EXERCISE REQUIREMENTS: Restate each line word for word. Leave out every picture.

------------------------

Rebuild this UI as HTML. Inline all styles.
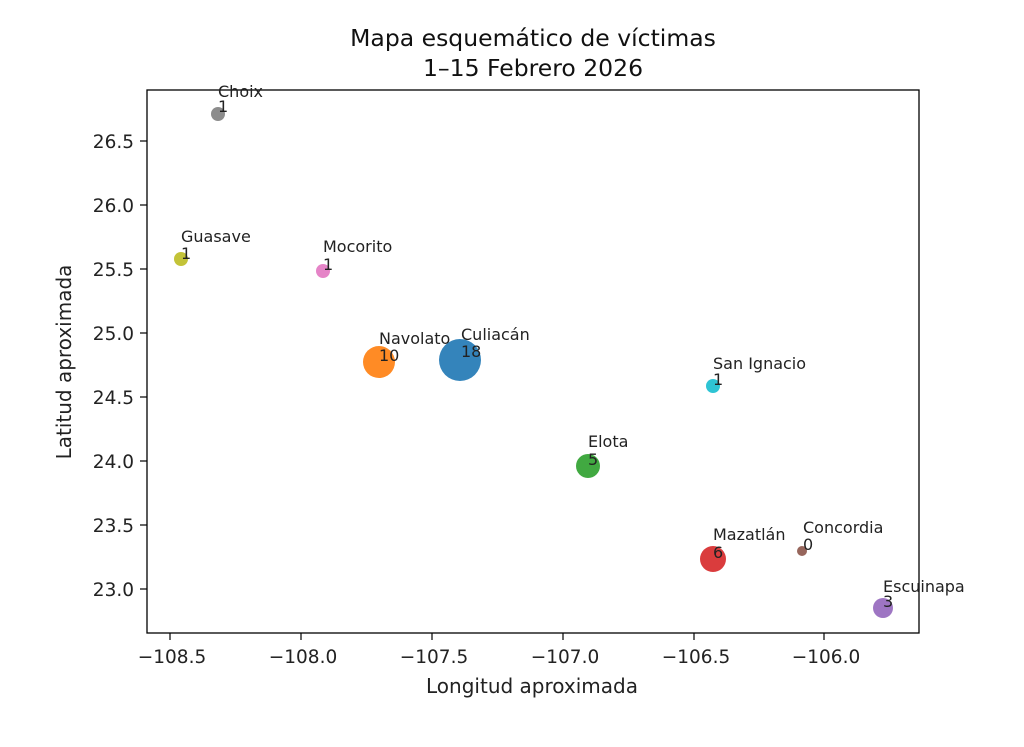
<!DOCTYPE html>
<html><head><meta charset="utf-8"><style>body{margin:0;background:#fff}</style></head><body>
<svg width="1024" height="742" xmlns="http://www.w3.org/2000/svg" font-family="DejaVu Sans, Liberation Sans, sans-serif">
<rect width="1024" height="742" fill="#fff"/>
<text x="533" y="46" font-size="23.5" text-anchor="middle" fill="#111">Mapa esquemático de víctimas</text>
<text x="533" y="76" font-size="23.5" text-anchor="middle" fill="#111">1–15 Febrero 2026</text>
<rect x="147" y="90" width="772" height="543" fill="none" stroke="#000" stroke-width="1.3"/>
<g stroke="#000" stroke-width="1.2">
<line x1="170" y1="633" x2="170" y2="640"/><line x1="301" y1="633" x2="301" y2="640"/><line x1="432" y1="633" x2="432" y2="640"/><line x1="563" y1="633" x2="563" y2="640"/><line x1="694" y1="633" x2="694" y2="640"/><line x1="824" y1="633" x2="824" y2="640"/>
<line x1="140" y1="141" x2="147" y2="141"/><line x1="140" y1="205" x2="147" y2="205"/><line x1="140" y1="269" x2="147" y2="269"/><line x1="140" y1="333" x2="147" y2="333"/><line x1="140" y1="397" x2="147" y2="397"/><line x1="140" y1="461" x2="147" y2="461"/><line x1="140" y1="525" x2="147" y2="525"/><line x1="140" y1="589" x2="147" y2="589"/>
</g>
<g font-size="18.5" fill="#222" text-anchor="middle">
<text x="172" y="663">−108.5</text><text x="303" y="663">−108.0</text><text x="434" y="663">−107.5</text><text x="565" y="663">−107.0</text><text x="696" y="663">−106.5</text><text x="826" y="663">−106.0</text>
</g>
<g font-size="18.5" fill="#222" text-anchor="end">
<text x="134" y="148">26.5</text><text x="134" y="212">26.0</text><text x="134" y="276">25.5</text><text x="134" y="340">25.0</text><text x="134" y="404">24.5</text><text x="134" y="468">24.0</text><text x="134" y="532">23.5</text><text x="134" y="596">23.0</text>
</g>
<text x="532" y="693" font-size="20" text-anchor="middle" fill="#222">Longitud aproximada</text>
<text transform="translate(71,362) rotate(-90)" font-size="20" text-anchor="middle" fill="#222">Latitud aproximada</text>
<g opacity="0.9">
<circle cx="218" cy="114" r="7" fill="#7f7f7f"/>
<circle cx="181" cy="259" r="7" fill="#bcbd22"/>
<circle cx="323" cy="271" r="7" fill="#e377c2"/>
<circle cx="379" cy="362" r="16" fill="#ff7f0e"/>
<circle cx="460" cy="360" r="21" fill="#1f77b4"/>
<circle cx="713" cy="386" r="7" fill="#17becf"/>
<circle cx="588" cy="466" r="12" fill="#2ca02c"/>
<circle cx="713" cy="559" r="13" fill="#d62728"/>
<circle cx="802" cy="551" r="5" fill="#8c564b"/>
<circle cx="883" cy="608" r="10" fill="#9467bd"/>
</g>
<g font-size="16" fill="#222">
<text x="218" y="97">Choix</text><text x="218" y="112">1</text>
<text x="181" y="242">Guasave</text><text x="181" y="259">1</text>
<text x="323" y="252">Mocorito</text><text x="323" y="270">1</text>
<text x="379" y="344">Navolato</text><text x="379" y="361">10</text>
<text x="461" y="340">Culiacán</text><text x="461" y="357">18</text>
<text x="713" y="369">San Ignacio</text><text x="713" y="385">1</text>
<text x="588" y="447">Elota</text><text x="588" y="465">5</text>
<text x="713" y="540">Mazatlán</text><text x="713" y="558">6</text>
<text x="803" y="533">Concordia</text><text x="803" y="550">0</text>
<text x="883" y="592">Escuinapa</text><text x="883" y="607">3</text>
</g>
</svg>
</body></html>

------------------------

EXERCISE RESULT:
Rebuild this UI as HTML. Inline all styles.
<!DOCTYPE html>
<html><head><meta charset="utf-8"><style>body{margin:0;background:#fff}</style></head><body>
<svg width="1024" height="742" xmlns="http://www.w3.org/2000/svg" font-family="DejaVu Sans, Liberation Sans, sans-serif">
<rect width="1024" height="742" fill="#fff"/>
<text x="533" y="46" font-size="23.5" text-anchor="middle" fill="#111">Mapa esquemático de víctimas</text>
<text x="533" y="76" font-size="23.5" text-anchor="middle" fill="#111">1–15 Febrero 2026</text>
<rect x="147" y="90" width="772" height="543" fill="none" stroke="#000" stroke-width="1.3"/>
<g stroke="#000" stroke-width="1.2">
<line x1="170" y1="633" x2="170" y2="640"/><line x1="301" y1="633" x2="301" y2="640"/><line x1="432" y1="633" x2="432" y2="640"/><line x1="563" y1="633" x2="563" y2="640"/><line x1="694" y1="633" x2="694" y2="640"/><line x1="824" y1="633" x2="824" y2="640"/>
<line x1="140" y1="141" x2="147" y2="141"/><line x1="140" y1="205" x2="147" y2="205"/><line x1="140" y1="269" x2="147" y2="269"/><line x1="140" y1="333" x2="147" y2="333"/><line x1="140" y1="397" x2="147" y2="397"/><line x1="140" y1="461" x2="147" y2="461"/><line x1="140" y1="525" x2="147" y2="525"/><line x1="140" y1="589" x2="147" y2="589"/>
</g>
<g font-size="18.5" fill="#222" text-anchor="middle">
<text x="172" y="663">−108.5</text><text x="303" y="663">−108.0</text><text x="434" y="663">−107.5</text><text x="565" y="663">−107.0</text><text x="696" y="663">−106.5</text><text x="826" y="663">−106.0</text>
</g>
<g font-size="18.5" fill="#222" text-anchor="end">
<text x="134" y="148">26.5</text><text x="134" y="212">26.0</text><text x="134" y="276">25.5</text><text x="134" y="340">25.0</text><text x="134" y="404">24.5</text><text x="134" y="468">24.0</text><text x="134" y="532">23.5</text><text x="134" y="596">23.0</text>
</g>
<text x="532" y="693" font-size="20" text-anchor="middle" fill="#222">Longitud aproximada</text>
<text transform="translate(71,362) rotate(-90)" font-size="20" text-anchor="middle" fill="#222">Latitud aproximada</text>
<g opacity="0.9">
<circle cx="218" cy="114" r="7" fill="#7f7f7f"/>
<circle cx="181" cy="259" r="7" fill="#bcbd22"/>
<circle cx="323" cy="271" r="7" fill="#e377c2"/>
<circle cx="379" cy="362" r="16" fill="#ff7f0e"/>
<circle cx="460" cy="360" r="21" fill="#1f77b4"/>
<circle cx="713" cy="386" r="7" fill="#17becf"/>
<circle cx="588" cy="466" r="12" fill="#2ca02c"/>
<circle cx="713" cy="559" r="13" fill="#d62728"/>
<circle cx="802" cy="551" r="5" fill="#8c564b"/>
<circle cx="883" cy="608" r="10" fill="#9467bd"/>
</g>
<g font-size="16" fill="#222">
<text x="218" y="97">Choix</text><text x="218" y="112">1</text>
<text x="181" y="242">Guasave</text><text x="181" y="259">1</text>
<text x="323" y="252">Mocorito</text><text x="323" y="270">1</text>
<text x="379" y="344">Navolato</text><text x="379" y="361">10</text>
<text x="461" y="340">Culiacán</text><text x="461" y="357">18</text>
<text x="713" y="369">San Ignacio</text><text x="713" y="385">1</text>
<text x="588" y="447">Elota</text><text x="588" y="465">5</text>
<text x="713" y="540">Mazatlán</text><text x="713" y="558">6</text>
<text x="803" y="533">Concordia</text><text x="803" y="550">0</text>
<text x="883" y="592">Escuinapa</text><text x="883" y="607">3</text>
</g>
</svg>
</body></html>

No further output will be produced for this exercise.